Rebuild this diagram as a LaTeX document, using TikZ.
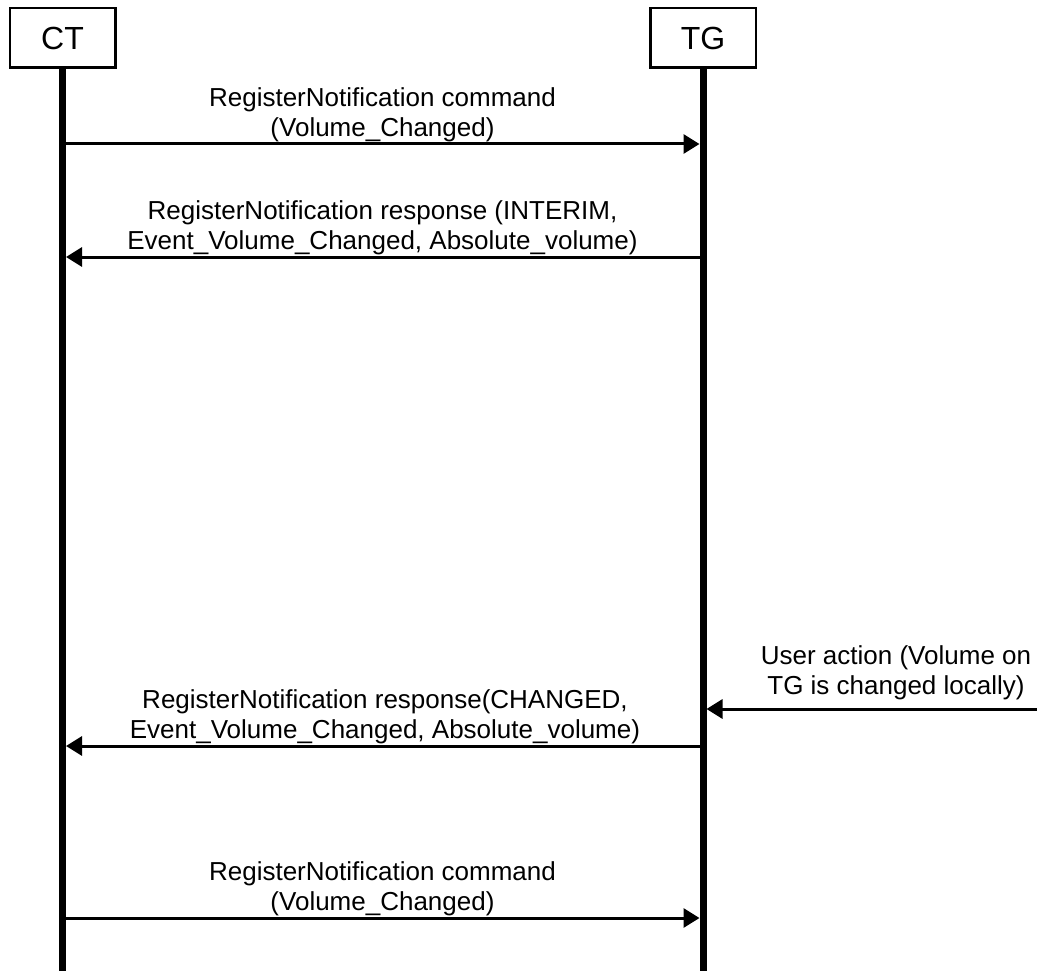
\documentclass[tikz,border=0pt]{standalone}
\usepackage{fontspec}
\setmainfont{Liberation Sans}
\usetikzlibrary{arrows.meta}
\begin{document}
\begin{tikzpicture}[x=1pt,y=-1pt,
  actor/.style={draw, line width=2.5pt, minimum width=105.5pt, minimum height=59.5pt, inner sep=0pt, font=\fontsize{32}{38}\selectfont},
  life/.style={line width=7pt},
  msg/.style={line width=3pt, -{Triangle[length=16pt,width=19pt]}},
  lbl/.style={font=\fontsize{26}{30}\selectfont, align=center, inner sep=0pt, anchor=south}]
\useasboundingbox (0,0) rectangle (1037,971);
\node[actor] (CT) at (62.5,38) {CT};
\node[actor] (TG) at (703,38) {TG};
\coordinate (CTend) at (62.5,971);
\coordinate (TGend) at (703,971);
\draw[life] (CT.south) -- (CTend);
\draw[life] (TG.south) -- (TGend);
% message 1
\coordinate (c1) at (62.5,144);
\coordinate (t1) at (703,144);
\draw[msg, shorten >=3.5pt] (c1) -- (t1);
\node[lbl] (m1) at (382.5,142) {RegisterNotification command\\(Volume\_Changed)};
% message 2
\coordinate (c2) at (62.5,257);
\coordinate (t2) at (703,257);
\draw[msg, shorten >=3.5pt] (t2) -- (c2);
\node[lbl] (m2) at (382.5,255) {RegisterNotification response (INTERIM,\\Event\_Volume\_Changed, Absolute\_volume)};
% user action
\coordinate (u) at (1037,709);
\coordinate (t3) at (703,709);
\draw[msg, shorten >=3.5pt] (u) -- (t3);
\node[lbl] (m3) at (896,700) {User action (Volume on\\TG is changed locally)};
% message 3
\coordinate (c4) at (62.5,746);
\coordinate (t4) at (703,746);
\draw[msg, shorten >=3.5pt] (t4) -- (c4);
\node[lbl] (m4) at (385,744) {RegisterNotification response(CHANGED,\\Event\_Volume\_Changed, Absolute\_volume)};
% message 4
\coordinate (c5) at (62.5,918);
\coordinate (t5) at (703,918);
\draw[msg, shorten >=3.5pt] (c5) -- (t5);
\node[lbl] (m5) at (382.5,916) {RegisterNotification command\\(Volume\_Changed)};
\end{tikzpicture}
\end{document}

------

**What is asked**. Leave the pictures out, and print every line of the listing exactly as written.

**Solved problem**.
Rebuild this diagram as a LaTeX document, using TikZ.
\documentclass[tikz,border=0pt]{standalone}
\usepackage{fontspec}
\setmainfont{Liberation Sans}
\usetikzlibrary{arrows.meta}
\begin{document}
\begin{tikzpicture}[x=1pt,y=-1pt,
  actor/.style={draw, line width=2.5pt, minimum width=105.5pt, minimum height=59.5pt, inner sep=0pt, font=\fontsize{32}{38}\selectfont},
  life/.style={line width=7pt},
  msg/.style={line width=3pt, -{Triangle[length=16pt,width=19pt]}},
  lbl/.style={font=\fontsize{26}{30}\selectfont, align=center, inner sep=0pt, anchor=south}]
\useasboundingbox (0,0) rectangle (1037,971);
\node[actor] (CT) at (62.5,38) {CT};
\node[actor] (TG) at (703,38) {TG};
\coordinate (CTend) at (62.5,971);
\coordinate (TGend) at (703,971);
\draw[life] (CT.south) -- (CTend);
\draw[life] (TG.south) -- (TGend);
% message 1
\coordinate (c1) at (62.5,144);
\coordinate (t1) at (703,144);
\draw[msg, shorten >=3.5pt] (c1) -- (t1);
\node[lbl] (m1) at (382.5,142) {RegisterNotification command\\(Volume\_Changed)};
% message 2
\coordinate (c2) at (62.5,257);
\coordinate (t2) at (703,257);
\draw[msg, shorten >=3.5pt] (t2) -- (c2);
\node[lbl] (m2) at (382.5,255) {RegisterNotification response (INTERIM,\\Event\_Volume\_Changed, Absolute\_volume)};
% user action
\coordinate (u) at (1037,709);
\coordinate (t3) at (703,709);
\draw[msg, shorten >=3.5pt] (u) -- (t3);
\node[lbl] (m3) at (896,700) {User action (Volume on\\TG is changed locally)};
% message 3
\coordinate (c4) at (62.5,746);
\coordinate (t4) at (703,746);
\draw[msg, shorten >=3.5pt] (t4) -- (c4);
\node[lbl] (m4) at (385,744) {RegisterNotification response(CHANGED,\\Event\_Volume\_Changed, Absolute\_volume)};
% message 4
\coordinate (c5) at (62.5,918);
\coordinate (t5) at (703,918);
\draw[msg, shorten >=3.5pt] (c5) -- (t5);
\node[lbl] (m5) at (382.5,916) {RegisterNotification command\\(Volume\_Changed)};
\end{tikzpicture}
\end{document}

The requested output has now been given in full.